The (Matlab) code of our model entails, for each experiment, two distinct loops: (i) a first loop varies the network parameter of interest, which depends on the type of network chosen (for instance, in the case of a random network, we consider as network parameter the network “density”); (ii) a second loop repeats the simulation with a different set of companies and a different (generated) network.

Within each run, the code performs the following three sequential steps:

  1. It calculates the optimal subsidy for each company by eliminating those companies with a value of the optimal subsidy ending up out of the acceptable (to agency) range of values.
  2. If no additional companies need to be eliminated, it calculates the amount of R&D obtained with the previous optimal support, called in the code Ridio.
  3. Finally, it calculates the amount of total R&D thus obtained by adding to Ridio the part of R&D coming from the network effects (i.e., spillovers).

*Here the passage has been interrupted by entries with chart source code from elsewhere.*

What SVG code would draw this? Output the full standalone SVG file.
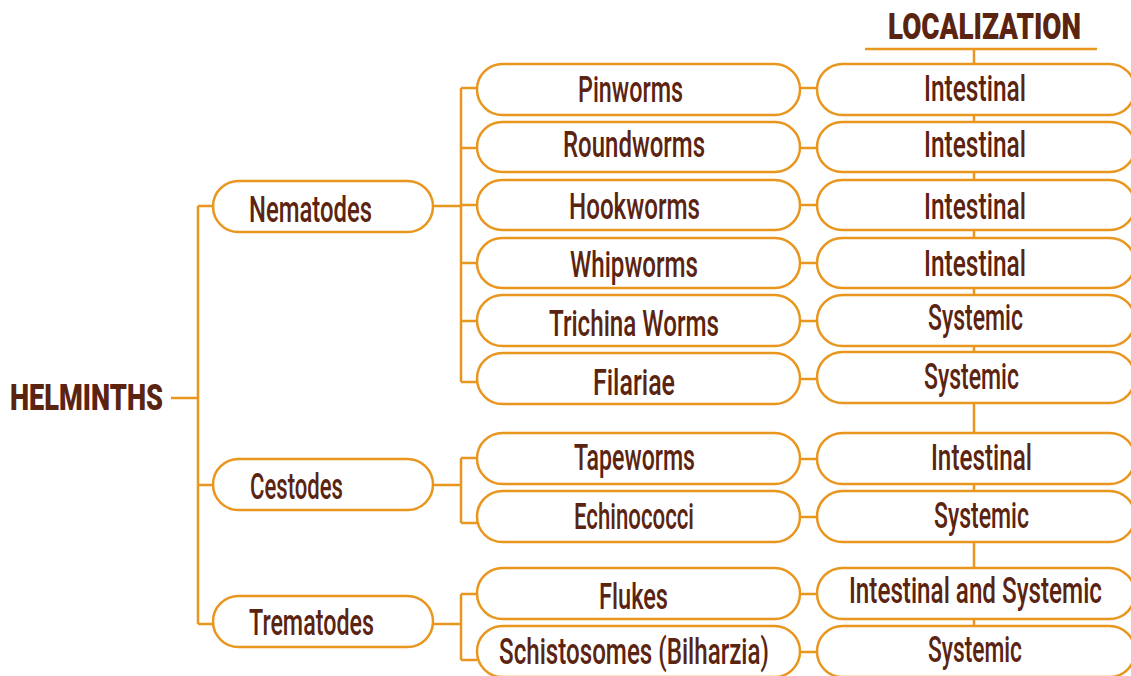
<svg xmlns="http://www.w3.org/2000/svg" width="1131" height="676" viewBox="0 0 1131 676">
<style>
.box{fill:#fff;stroke:#E8961E;stroke-width:2.5}
.ln{fill:none;stroke:#E8961E;stroke-width:2.5}
.t{font-family:Roboto,"Liberation Sans",sans-serif;font-size:36px;font-weight:500;fill:#5A2410}
.h{font-family:Roboto,"Liberation Sans",sans-serif;font-size:37px;font-weight:900;fill:#5A2410}
</style>
<rect width="1131" height="676" fill="#fff"/>
<g id="connectors">
<path class="ln" d="M171 398H198M198 206V624M198 206H213M198 485H213M198 624H213"/>
<path class="ln" d="M433 206H461M461 88V382M461 88H477M461 148H477M461 205H477M461 263H477M461 321H477M461 382H477"/>
<path class="ln" d="M433 485H461M461 458V523M461 458H477M461 523H477"/>
<path class="ln" d="M433 624H461M461 594V660M461 594H477M461 660H477"/>
<path class="ln" d="M800 88H817M800 148H817M800 205H817M800 263H817M800 321H817M800 379H817M800 459H817M800 517H817M800 594H817M800 652H817"/>
<path class="ln" d="M865 49H1097M974 49V676"/>
</g>
<g id="root"><text class="h" x="10" y="410" textLength="153" lengthAdjust="spacingAndGlyphs">HELMINTHS</text></g>
<g id="header"><text class="h" x="888" y="39" textLength="193" lengthAdjust="spacingAndGlyphs">LOCALIZATION</text></g>
<g id="nematodes"><rect class="box" x="213" y="181" width="220" height="51" rx="25.5"/><text class="t" x="249" y="222" textLength="123" lengthAdjust="spacingAndGlyphs">Nematodes</text></g>
<g id="cestodes"><rect class="box" x="213" y="459" width="220" height="51" rx="25.5"/><text class="t" x="250" y="499" textLength="93" lengthAdjust="spacingAndGlyphs">Cestodes</text></g>
<g id="trematodes"><rect class="box" x="213" y="596" width="220" height="51" rx="25.5"/><text class="t" x="249" y="635" textLength="125" lengthAdjust="spacingAndGlyphs">Trematodes</text></g>

<g id="pinworms"><rect class="box" x="477" y="64" width="323" height="51" rx="25.5"/><text class="t" x="578" y="102" textLength="105" lengthAdjust="spacingAndGlyphs">Pinworms</text></g>
<g id="roundworms"><rect class="box" x="477" y="122" width="323" height="50" rx="25"/><text class="t" x="563" y="157" textLength="142" lengthAdjust="spacingAndGlyphs">Roundworms</text></g>
<g id="hookworms"><rect class="box" x="477" y="180" width="323" height="50" rx="25"/><text class="t" x="569" y="219" textLength="131" lengthAdjust="spacingAndGlyphs">Hookworms</text></g>
<g id="whipworms"><rect class="box" x="477" y="238" width="323" height="50" rx="25"/><text class="t" x="570" y="277" textLength="128" lengthAdjust="spacingAndGlyphs">Whipworms</text></g>
<g id="trichina"><rect class="box" x="477" y="295" width="323" height="51" rx="25.5"/><text class="t" x="549" y="336" textLength="170" lengthAdjust="spacingAndGlyphs">Trichina Worms</text></g>
<g id="filariae"><rect class="box" x="477" y="353" width="323" height="51" rx="25.5"/><text class="t" x="593" y="395" textLength="82" lengthAdjust="spacingAndGlyphs">Filariae</text></g>
<g id="tapeworms"><rect class="box" x="477" y="433" width="323" height="51" rx="25.5"/><text class="t" x="574" y="470" textLength="121" lengthAdjust="spacingAndGlyphs">Tapeworms</text></g>
<g id="echinococci"><rect class="box" x="477" y="491" width="323" height="51" rx="25.5"/><text class="t" x="574" y="529" textLength="120" lengthAdjust="spacingAndGlyphs">Echinococci</text></g>
<g id="flukes"><rect class="box" x="477" y="568" width="323" height="51" rx="25.5"/><text class="t" x="599" y="609" textLength="69" lengthAdjust="spacingAndGlyphs">Flukes</text></g>
<g id="schistosomes"><rect class="box" x="477" y="626" width="323" height="51" rx="25.5"/><text class="t" x="499" y="664" textLength="270" lengthAdjust="spacingAndGlyphs">Schistosomes (Bilharzia)</text></g>

<g id="loc1"><rect class="box" x="817" y="64" width="318" height="51" rx="25.5"/><text class="t" x="924" y="101" textLength="102" lengthAdjust="spacingAndGlyphs">Intestinal</text></g>
<g id="loc2"><rect class="box" x="817" y="122" width="318" height="50" rx="25"/><text class="t" x="924" y="157" textLength="102" lengthAdjust="spacingAndGlyphs">Intestinal</text></g>
<g id="loc3"><rect class="box" x="817" y="180" width="318" height="50" rx="25"/><text class="t" x="924" y="219" textLength="102" lengthAdjust="spacingAndGlyphs">Intestinal</text></g>
<g id="loc4"><rect class="box" x="817" y="238" width="318" height="50" rx="25"/><text class="t" x="924" y="276" textLength="102" lengthAdjust="spacingAndGlyphs">Intestinal</text></g>
<g id="loc5"><rect class="box" x="817" y="295" width="318" height="51" rx="25.5"/><text class="t" x="928" y="330" textLength="95" lengthAdjust="spacingAndGlyphs">Systemic</text></g>
<g id="loc6"><rect class="box" x="817" y="352" width="318" height="51" rx="25.5"/><text class="t" x="924" y="389" textLength="95" lengthAdjust="spacingAndGlyphs">Systemic</text></g>
<g id="loc7"><rect class="box" x="817" y="433" width="318" height="51" rx="25.5"/><text class="t" x="931" y="470" textLength="101" lengthAdjust="spacingAndGlyphs">Intestinal</text></g>
<g id="loc8"><rect class="box" x="817" y="491" width="318" height="51" rx="25.5"/><text class="t" x="934" y="528" textLength="95" lengthAdjust="spacingAndGlyphs">Systemic</text></g>
<g id="loc9"><rect class="box" x="817" y="568" width="318" height="51" rx="25.5"/><text class="t" x="849" y="603" textLength="253" lengthAdjust="spacingAndGlyphs">Intestinal and Systemic</text></g>
<g id="loc10"><rect class="box" x="817" y="626" width="318" height="51" rx="25.5"/><text class="t" x="928" y="662" textLength="94" lengthAdjust="spacingAndGlyphs">Systemic</text></g>
</svg>
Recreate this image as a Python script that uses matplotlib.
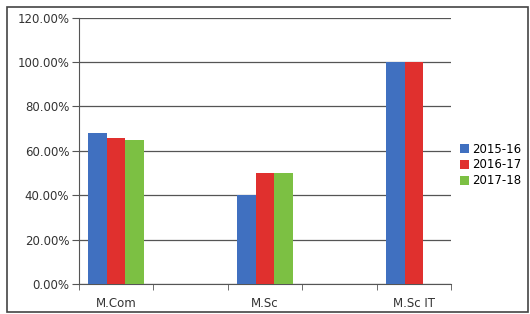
import matplotlib
matplotlib.use("Agg")
import matplotlib.pyplot as plt
import numpy as np
from matplotlib.patches import Rectangle

# categories (blank slots sit between the courses, as in the source chart)
courses = ["M.Com", "", "M.Sc", "", "M.Sc IT"]
years = ["2015-16", "2016-17", "2017-18"]
y2015 = [68, 0, 40, 0, 100]
y2016 = [66, 0, 50, 0, 100]
y2017 = [65, 0, 50, 0, 0]
colors = ["#4070c0", "#e0302e", "#7cc043"]

plt.rcParams['font.family'] = ['DejaVu Sans']

fig = plt.figure(figsize=(5.3, 3.14), dpi=100)
fig.patch.set_facecolor("white")
ax = fig.add_axes([0.149, 0.0955, 0.702, 0.848])
ax.set_facecolor("white")

x = np.arange(len(courses))
w = 0.25
for i, (vals, lab) in enumerate(zip([y2015, y2016, y2017], years)):
    ax.bar(x + (i - 1) * w, vals, w, color=colors[i], label=lab, zorder=3)

ax.set_xlim(-0.5, len(courses) - 0.5)
ax.set_ylim(0, 120)
ax.set_yticks(np.arange(0, 121, 20))
ax.set_yticklabels([f"{v:.2f}%" for v in np.arange(0, 121, 20)])
ax.set_xticks(x)
ax.set_xticklabels(courses)
ax.set_xticks(np.arange(-0.5, len(courses), 1), minor=True)
ax.tick_params(axis='x', which='major', length=0, pad=9, labelsize=8.5, colors="#333333")
ax.tick_params(axis='x', which='minor', length=4, color="#555555")
ax.tick_params(axis='y', length=5, pad=2, color="#555555", labelsize=8.5, labelcolor="#333333")
ax.grid(axis='y', color="#555555", linewidth=0.9, zorder=0)
for s in ["top", "right"]:
    ax.spines[s].set_visible(False)
for s in ["left", "bottom"]:
    ax.spines[s].set_color("#555555")

ax.legend(loc="center left", bbox_to_anchor=(1.025, 0.447), frameon=False,
          fontsize=8.5, handlelength=0.7, handleheight=0.8, handletextpad=0.3,
          labelspacing=0.25, borderaxespad=0, borderpad=0)

fig.patches.append(Rectangle((0.013, 0.006), 0.984, 0.972, transform=fig.transFigure,
                             fill=False, edgecolor="#444444", linewidth=1.2))

fig.savefig("out.png", dpi=100)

Figure 12 sets out the pseudo-code of our simulator.

Figure 12.Pseudo–code of our model simulation.

Appendix B

This appendix provides the pseudo-code for generating networks with increasing hubness. The algorithm – as described in the main text – starts with a random network and then generates a preferential attachment procedure to nodes with higher degree-centrality. Figure 13 sets out in details the pseudo-code.

Figure 13. Pseudo-code for generating networks with increasing hubness.